Directions for this task =
Retype the whole listing, please, keeping every line exact and dropping the pictures.

· · · · · · ·

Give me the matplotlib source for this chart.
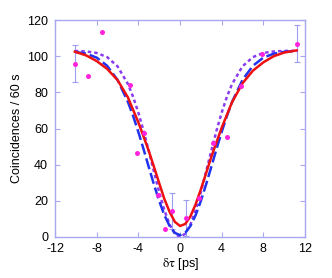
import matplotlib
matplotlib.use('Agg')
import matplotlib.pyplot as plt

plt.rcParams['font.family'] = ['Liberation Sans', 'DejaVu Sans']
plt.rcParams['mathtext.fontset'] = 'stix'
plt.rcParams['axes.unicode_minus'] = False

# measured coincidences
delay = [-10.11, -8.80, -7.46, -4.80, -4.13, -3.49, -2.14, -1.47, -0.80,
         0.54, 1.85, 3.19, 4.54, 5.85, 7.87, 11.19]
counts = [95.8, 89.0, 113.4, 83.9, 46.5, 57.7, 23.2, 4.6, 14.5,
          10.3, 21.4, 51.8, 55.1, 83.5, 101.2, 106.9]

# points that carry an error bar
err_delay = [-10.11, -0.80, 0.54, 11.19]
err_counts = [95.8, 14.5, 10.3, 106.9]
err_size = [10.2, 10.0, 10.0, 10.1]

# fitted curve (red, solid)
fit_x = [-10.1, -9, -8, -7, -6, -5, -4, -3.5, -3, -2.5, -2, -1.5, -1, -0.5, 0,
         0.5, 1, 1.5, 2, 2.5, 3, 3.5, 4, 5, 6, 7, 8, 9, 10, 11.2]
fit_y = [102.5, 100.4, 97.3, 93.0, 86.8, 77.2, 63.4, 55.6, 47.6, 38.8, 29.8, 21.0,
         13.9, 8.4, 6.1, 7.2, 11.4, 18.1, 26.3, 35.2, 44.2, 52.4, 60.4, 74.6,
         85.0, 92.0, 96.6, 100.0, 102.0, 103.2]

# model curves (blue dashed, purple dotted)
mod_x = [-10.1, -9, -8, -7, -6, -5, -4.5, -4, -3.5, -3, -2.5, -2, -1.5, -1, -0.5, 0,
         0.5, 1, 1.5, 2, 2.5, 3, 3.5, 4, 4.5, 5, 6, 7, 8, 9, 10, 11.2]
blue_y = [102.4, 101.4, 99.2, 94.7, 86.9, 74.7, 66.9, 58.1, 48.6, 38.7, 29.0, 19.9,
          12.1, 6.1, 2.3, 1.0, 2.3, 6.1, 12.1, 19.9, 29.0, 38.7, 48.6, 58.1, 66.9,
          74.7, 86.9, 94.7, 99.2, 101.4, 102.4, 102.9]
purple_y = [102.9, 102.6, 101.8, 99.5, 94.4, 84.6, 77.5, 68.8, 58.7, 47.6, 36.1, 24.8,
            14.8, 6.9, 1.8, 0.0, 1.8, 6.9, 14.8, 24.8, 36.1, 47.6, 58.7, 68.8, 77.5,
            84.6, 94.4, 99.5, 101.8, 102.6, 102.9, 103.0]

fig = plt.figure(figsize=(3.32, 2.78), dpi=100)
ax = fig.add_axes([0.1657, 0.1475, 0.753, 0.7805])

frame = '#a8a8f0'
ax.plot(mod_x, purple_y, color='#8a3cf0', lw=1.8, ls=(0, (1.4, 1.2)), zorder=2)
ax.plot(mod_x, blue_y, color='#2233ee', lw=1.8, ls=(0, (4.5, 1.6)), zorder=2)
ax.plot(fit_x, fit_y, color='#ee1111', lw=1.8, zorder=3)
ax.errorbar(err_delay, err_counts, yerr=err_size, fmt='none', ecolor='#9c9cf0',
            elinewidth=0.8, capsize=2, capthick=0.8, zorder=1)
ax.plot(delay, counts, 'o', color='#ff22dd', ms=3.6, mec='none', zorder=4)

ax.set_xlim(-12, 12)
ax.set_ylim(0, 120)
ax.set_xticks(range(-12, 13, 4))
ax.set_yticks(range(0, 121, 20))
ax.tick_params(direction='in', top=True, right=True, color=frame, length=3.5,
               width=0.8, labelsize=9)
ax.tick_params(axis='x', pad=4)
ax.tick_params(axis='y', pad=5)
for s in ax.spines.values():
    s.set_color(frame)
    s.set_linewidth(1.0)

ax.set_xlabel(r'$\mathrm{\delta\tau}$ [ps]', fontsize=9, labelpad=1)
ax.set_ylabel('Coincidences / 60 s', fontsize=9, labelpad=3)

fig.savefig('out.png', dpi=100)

· · · · · · ·

Answer for the task =
Give me the matplotlib source for this chart.
import matplotlib
matplotlib.use('Agg')
import matplotlib.pyplot as plt

plt.rcParams['font.family'] = ['Liberation Sans', 'DejaVu Sans']
plt.rcParams['mathtext.fontset'] = 'stix'
plt.rcParams['axes.unicode_minus'] = False

# measured coincidences
delay = [-10.11, -8.80, -7.46, -4.80, -4.13, -3.49, -2.14, -1.47, -0.80,
         0.54, 1.85, 3.19, 4.54, 5.85, 7.87, 11.19]
counts = [95.8, 89.0, 113.4, 83.9, 46.5, 57.7, 23.2, 4.6, 14.5,
          10.3, 21.4, 51.8, 55.1, 83.5, 101.2, 106.9]

# points that carry an error bar
err_delay = [-10.11, -0.80, 0.54, 11.19]
err_counts = [95.8, 14.5, 10.3, 106.9]
err_size = [10.2, 10.0, 10.0, 10.1]

# fitted curve (red, solid)
fit_x = [-10.1, -9, -8, -7, -6, -5, -4, -3.5, -3, -2.5, -2, -1.5, -1, -0.5, 0,
         0.5, 1, 1.5, 2, 2.5, 3, 3.5, 4, 5, 6, 7, 8, 9, 10, 11.2]
fit_y = [102.5, 100.4, 97.3, 93.0, 86.8, 77.2, 63.4, 55.6, 47.6, 38.8, 29.8, 21.0,
         13.9, 8.4, 6.1, 7.2, 11.4, 18.1, 26.3, 35.2, 44.2, 52.4, 60.4, 74.6,
         85.0, 92.0, 96.6, 100.0, 102.0, 103.2]

# model curves (blue dashed, purple dotted)
mod_x = [-10.1, -9, -8, -7, -6, -5, -4.5, -4, -3.5, -3, -2.5, -2, -1.5, -1, -0.5, 0,
         0.5, 1, 1.5, 2, 2.5, 3, 3.5, 4, 4.5, 5, 6, 7, 8, 9, 10, 11.2]
blue_y = [102.4, 101.4, 99.2, 94.7, 86.9, 74.7, 66.9, 58.1, 48.6, 38.7, 29.0, 19.9,
          12.1, 6.1, 2.3, 1.0, 2.3, 6.1, 12.1, 19.9, 29.0, 38.7, 48.6, 58.1, 66.9,
          74.7, 86.9, 94.7, 99.2, 101.4, 102.4, 102.9]
purple_y = [102.9, 102.6, 101.8, 99.5, 94.4, 84.6, 77.5, 68.8, 58.7, 47.6, 36.1, 24.8,
            14.8, 6.9, 1.8, 0.0, 1.8, 6.9, 14.8, 24.8, 36.1, 47.6, 58.7, 68.8, 77.5,
            84.6, 94.4, 99.5, 101.8, 102.6, 102.9, 103.0]

fig = plt.figure(figsize=(3.32, 2.78), dpi=100)
ax = fig.add_axes([0.1657, 0.1475, 0.753, 0.7805])

frame = '#a8a8f0'
ax.plot(mod_x, purple_y, color='#8a3cf0', lw=1.8, ls=(0, (1.4, 1.2)), zorder=2)
ax.plot(mod_x, blue_y, color='#2233ee', lw=1.8, ls=(0, (4.5, 1.6)), zorder=2)
ax.plot(fit_x, fit_y, color='#ee1111', lw=1.8, zorder=3)
ax.errorbar(err_delay, err_counts, yerr=err_size, fmt='none', ecolor='#9c9cf0',
            elinewidth=0.8, capsize=2, capthick=0.8, zorder=1)
ax.plot(delay, counts, 'o', color='#ff22dd', ms=3.6, mec='none', zorder=4)

ax.set_xlim(-12, 12)
ax.set_ylim(0, 120)
ax.set_xticks(range(-12, 13, 4))
ax.set_yticks(range(0, 121, 20))
ax.tick_params(direction='in', top=True, right=True, color=frame, length=3.5,
               width=0.8, labelsize=9)
ax.tick_params(axis='x', pad=4)
ax.tick_params(axis='y', pad=5)
for s in ax.spines.values():
    s.set_color(frame)
    s.set_linewidth(1.0)

ax.set_xlabel(r'$\mathrm{\delta\tau}$ [ps]', fontsize=9, labelpad=1)
ax.set_ylabel('Coincidences / 60 s', fontsize=9, labelpad=3)

fig.savefig('out.png', dpi=100)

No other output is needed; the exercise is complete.